-- start of Materials provided --
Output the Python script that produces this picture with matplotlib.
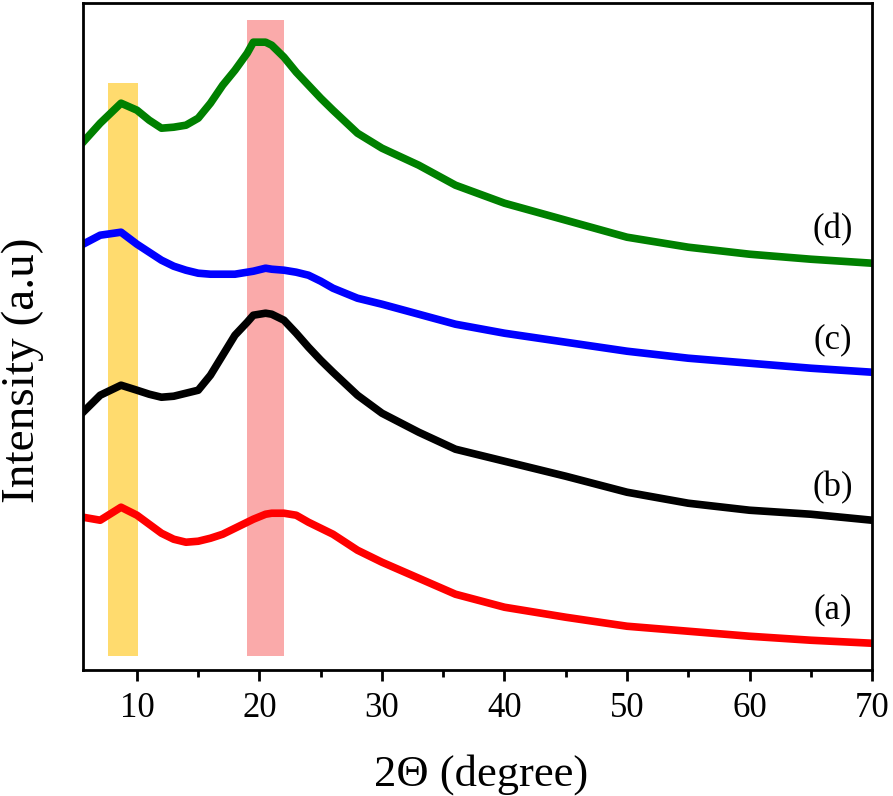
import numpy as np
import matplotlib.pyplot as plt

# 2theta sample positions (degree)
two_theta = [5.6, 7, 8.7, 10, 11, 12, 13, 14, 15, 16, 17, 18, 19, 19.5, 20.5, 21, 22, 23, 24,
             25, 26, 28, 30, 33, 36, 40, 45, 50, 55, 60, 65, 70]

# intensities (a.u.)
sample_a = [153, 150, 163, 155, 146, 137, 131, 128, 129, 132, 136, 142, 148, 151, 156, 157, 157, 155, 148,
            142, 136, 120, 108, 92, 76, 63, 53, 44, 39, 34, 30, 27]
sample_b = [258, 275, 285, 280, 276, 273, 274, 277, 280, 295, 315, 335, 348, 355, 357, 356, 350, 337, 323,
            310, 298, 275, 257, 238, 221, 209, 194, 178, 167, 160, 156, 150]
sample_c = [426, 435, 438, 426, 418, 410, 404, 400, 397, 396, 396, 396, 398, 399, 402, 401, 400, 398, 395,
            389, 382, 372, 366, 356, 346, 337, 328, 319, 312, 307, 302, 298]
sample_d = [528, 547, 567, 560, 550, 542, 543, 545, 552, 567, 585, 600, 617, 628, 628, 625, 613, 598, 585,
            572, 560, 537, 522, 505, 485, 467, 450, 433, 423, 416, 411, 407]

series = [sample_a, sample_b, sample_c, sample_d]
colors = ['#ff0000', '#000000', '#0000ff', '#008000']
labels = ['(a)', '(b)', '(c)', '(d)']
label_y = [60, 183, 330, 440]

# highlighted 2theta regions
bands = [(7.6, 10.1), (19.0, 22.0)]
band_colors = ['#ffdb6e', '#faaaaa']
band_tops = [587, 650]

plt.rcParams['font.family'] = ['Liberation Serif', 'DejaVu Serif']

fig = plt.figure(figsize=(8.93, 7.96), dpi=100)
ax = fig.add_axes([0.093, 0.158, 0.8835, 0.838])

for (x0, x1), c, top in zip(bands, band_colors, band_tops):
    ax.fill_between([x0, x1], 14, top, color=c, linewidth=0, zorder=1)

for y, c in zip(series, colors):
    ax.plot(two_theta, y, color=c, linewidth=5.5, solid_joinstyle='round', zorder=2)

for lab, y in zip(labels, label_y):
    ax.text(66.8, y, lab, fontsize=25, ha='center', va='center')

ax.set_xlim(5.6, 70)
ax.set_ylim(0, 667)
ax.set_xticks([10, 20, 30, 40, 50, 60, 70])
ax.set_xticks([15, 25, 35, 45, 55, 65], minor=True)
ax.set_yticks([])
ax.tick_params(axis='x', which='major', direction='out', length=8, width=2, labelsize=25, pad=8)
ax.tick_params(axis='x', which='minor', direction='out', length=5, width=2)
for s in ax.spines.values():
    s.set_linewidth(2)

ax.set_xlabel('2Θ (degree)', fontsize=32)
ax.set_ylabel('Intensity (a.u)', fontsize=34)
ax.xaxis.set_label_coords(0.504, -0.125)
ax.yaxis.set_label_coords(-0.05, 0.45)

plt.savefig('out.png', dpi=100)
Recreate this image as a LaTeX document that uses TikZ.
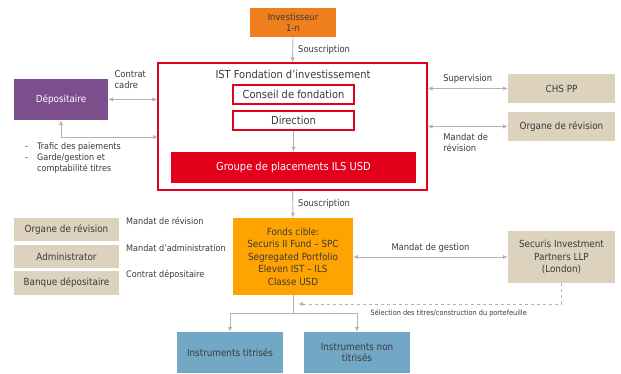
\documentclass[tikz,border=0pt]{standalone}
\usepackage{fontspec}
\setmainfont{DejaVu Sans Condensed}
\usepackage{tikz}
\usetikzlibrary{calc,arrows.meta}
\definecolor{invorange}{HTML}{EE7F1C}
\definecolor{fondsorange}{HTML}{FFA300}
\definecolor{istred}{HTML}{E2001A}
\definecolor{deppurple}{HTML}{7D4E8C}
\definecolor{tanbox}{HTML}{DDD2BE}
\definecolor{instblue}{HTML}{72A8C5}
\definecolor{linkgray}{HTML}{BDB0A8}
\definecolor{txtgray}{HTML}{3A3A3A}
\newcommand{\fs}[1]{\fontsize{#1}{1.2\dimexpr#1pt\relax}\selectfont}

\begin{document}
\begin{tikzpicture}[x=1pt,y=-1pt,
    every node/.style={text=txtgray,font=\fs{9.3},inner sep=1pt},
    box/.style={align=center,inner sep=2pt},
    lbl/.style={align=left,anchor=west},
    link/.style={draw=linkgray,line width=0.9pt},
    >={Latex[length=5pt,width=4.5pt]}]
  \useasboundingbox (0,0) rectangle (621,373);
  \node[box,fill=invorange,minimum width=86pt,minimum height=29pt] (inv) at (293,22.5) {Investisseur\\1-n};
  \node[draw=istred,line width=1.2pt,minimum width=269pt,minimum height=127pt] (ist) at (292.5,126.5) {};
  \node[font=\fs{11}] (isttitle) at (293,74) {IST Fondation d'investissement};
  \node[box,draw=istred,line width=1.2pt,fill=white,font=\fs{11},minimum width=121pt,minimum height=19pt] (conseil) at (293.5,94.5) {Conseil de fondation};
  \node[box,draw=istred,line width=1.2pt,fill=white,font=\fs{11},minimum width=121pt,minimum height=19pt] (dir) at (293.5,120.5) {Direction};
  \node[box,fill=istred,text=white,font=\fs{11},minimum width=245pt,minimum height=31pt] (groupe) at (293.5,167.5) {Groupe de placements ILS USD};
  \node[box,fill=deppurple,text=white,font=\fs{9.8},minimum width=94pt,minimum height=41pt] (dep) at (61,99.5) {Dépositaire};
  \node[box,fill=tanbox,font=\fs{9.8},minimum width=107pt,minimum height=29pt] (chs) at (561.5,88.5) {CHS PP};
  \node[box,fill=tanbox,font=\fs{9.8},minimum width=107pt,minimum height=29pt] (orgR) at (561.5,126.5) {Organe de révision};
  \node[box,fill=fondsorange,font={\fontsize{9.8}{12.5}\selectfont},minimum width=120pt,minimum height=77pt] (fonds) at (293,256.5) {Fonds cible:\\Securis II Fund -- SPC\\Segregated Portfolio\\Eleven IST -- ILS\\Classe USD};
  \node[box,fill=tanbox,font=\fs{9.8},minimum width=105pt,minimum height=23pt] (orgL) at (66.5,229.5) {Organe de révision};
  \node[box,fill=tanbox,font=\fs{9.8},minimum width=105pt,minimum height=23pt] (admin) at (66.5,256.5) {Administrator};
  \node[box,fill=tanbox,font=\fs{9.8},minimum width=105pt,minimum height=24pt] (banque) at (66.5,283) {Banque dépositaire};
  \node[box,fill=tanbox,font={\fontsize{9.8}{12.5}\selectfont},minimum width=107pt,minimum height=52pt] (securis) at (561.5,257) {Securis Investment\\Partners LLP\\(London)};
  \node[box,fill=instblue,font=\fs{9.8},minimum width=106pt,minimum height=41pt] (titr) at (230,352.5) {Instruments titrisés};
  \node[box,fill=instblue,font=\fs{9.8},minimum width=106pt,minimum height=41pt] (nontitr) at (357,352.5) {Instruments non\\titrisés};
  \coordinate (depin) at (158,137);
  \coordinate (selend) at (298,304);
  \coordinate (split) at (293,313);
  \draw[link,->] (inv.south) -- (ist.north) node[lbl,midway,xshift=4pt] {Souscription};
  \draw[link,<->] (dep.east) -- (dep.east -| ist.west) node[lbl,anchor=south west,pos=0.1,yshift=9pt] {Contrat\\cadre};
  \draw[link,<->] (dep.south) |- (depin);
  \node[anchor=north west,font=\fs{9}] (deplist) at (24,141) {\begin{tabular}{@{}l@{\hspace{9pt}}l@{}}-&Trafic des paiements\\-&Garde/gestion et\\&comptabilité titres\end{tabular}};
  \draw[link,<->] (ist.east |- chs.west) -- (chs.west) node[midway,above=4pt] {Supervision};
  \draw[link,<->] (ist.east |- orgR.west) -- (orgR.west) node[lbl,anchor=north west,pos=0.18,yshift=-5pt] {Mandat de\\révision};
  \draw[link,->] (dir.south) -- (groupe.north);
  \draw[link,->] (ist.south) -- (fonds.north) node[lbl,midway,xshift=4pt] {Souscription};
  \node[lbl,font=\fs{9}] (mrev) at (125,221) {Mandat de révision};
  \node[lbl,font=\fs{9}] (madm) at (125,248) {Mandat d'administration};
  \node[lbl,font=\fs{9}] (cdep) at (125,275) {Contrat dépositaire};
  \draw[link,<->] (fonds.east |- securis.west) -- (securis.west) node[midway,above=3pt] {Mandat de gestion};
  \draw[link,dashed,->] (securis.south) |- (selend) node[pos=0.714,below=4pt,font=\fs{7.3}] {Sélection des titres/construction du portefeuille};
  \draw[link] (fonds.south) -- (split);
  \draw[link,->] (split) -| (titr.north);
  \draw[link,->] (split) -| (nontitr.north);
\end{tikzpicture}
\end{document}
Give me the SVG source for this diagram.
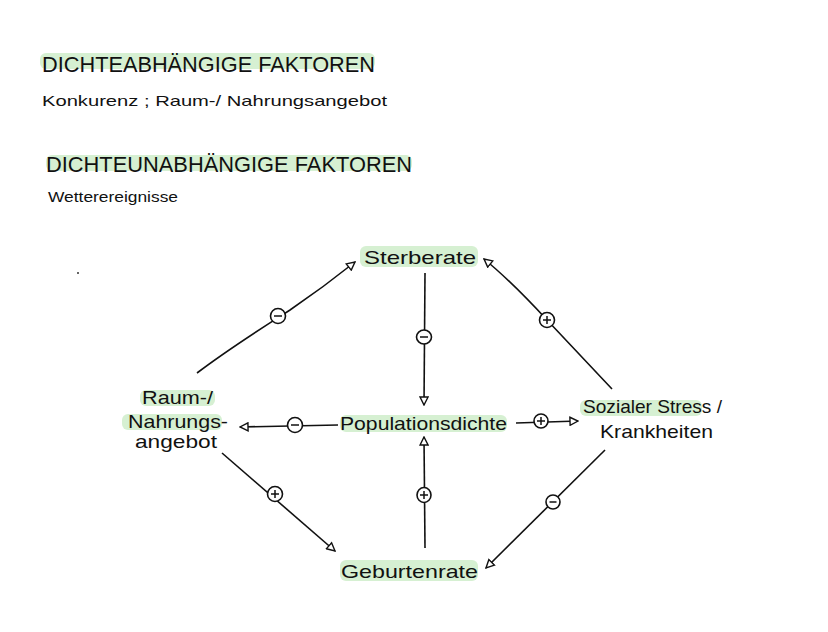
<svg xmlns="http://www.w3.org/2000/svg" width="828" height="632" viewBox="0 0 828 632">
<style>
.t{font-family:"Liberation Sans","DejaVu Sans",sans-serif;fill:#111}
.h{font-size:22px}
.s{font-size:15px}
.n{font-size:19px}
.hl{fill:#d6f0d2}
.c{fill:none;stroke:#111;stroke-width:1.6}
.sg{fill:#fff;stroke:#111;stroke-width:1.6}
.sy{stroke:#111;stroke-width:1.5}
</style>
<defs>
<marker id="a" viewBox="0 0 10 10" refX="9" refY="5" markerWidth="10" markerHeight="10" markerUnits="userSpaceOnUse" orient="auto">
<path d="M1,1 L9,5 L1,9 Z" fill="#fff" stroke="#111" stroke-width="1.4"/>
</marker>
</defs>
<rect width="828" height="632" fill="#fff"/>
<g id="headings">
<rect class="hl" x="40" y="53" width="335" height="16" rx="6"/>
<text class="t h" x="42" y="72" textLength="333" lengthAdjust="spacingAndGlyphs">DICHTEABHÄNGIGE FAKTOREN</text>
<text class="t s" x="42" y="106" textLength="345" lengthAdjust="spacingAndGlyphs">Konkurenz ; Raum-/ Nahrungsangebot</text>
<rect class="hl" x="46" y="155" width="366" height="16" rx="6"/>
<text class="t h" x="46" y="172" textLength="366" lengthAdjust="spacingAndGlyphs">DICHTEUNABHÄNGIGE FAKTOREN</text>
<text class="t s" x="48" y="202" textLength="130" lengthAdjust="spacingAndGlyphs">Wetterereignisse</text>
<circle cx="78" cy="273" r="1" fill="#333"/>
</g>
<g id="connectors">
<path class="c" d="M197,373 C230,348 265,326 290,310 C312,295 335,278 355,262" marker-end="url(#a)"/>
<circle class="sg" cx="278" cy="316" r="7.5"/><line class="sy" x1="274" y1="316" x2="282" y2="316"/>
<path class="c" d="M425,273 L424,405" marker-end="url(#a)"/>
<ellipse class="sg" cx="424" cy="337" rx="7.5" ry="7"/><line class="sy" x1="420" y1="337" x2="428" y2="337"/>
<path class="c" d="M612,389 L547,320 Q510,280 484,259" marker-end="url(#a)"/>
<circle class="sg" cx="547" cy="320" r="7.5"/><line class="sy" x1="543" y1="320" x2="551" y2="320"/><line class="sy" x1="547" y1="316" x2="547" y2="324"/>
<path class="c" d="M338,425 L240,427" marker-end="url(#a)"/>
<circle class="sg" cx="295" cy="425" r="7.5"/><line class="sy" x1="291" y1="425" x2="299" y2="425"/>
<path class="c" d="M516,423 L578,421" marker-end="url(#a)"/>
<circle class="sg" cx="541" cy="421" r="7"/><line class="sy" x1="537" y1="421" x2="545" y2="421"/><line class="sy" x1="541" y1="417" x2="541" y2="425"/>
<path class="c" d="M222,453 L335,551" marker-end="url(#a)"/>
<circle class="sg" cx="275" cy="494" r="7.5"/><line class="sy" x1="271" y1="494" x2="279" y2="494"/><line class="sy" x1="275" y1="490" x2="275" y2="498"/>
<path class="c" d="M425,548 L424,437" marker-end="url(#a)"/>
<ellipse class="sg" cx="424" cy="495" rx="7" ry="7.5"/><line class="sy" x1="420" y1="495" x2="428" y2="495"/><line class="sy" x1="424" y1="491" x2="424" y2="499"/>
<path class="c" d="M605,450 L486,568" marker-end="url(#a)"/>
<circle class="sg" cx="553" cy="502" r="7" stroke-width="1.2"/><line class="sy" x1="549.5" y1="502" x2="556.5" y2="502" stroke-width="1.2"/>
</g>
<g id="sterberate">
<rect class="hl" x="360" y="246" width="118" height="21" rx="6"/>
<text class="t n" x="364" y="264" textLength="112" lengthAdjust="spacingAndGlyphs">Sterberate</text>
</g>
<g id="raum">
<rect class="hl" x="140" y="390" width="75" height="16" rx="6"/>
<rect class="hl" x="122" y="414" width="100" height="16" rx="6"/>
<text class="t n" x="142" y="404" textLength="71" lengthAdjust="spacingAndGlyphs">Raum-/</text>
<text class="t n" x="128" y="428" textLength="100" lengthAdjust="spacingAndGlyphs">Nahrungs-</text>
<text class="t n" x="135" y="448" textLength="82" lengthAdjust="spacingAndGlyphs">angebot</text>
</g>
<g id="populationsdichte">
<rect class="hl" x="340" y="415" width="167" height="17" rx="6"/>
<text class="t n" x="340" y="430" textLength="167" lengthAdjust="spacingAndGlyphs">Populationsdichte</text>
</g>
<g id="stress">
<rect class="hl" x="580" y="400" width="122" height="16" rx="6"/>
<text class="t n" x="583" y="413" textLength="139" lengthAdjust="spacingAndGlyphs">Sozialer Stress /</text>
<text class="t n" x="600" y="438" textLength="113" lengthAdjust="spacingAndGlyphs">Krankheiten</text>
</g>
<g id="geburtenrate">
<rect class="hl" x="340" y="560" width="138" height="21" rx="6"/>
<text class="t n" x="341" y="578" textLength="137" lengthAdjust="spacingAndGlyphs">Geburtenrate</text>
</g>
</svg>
-- end of Materials provided --
### Task
Retype the records above word for word, from their first line through the line containing "60, 65, 70]", and leave out every picture.

### Exercise response
Output the Python script that produces this picture with matplotlib.
import numpy as np
import matplotlib.pyplot as plt

# 2theta sample positions (degree)
two_theta = [5.6, 7, 8.7, 10, 11, 12, 13, 14, 15, 16, 17, 18, 19, 19.5, 20.5, 21, 22, 23, 24,
             25, 26, 28, 30, 33, 36, 40, 45, 50, 55, 60, 65, 70]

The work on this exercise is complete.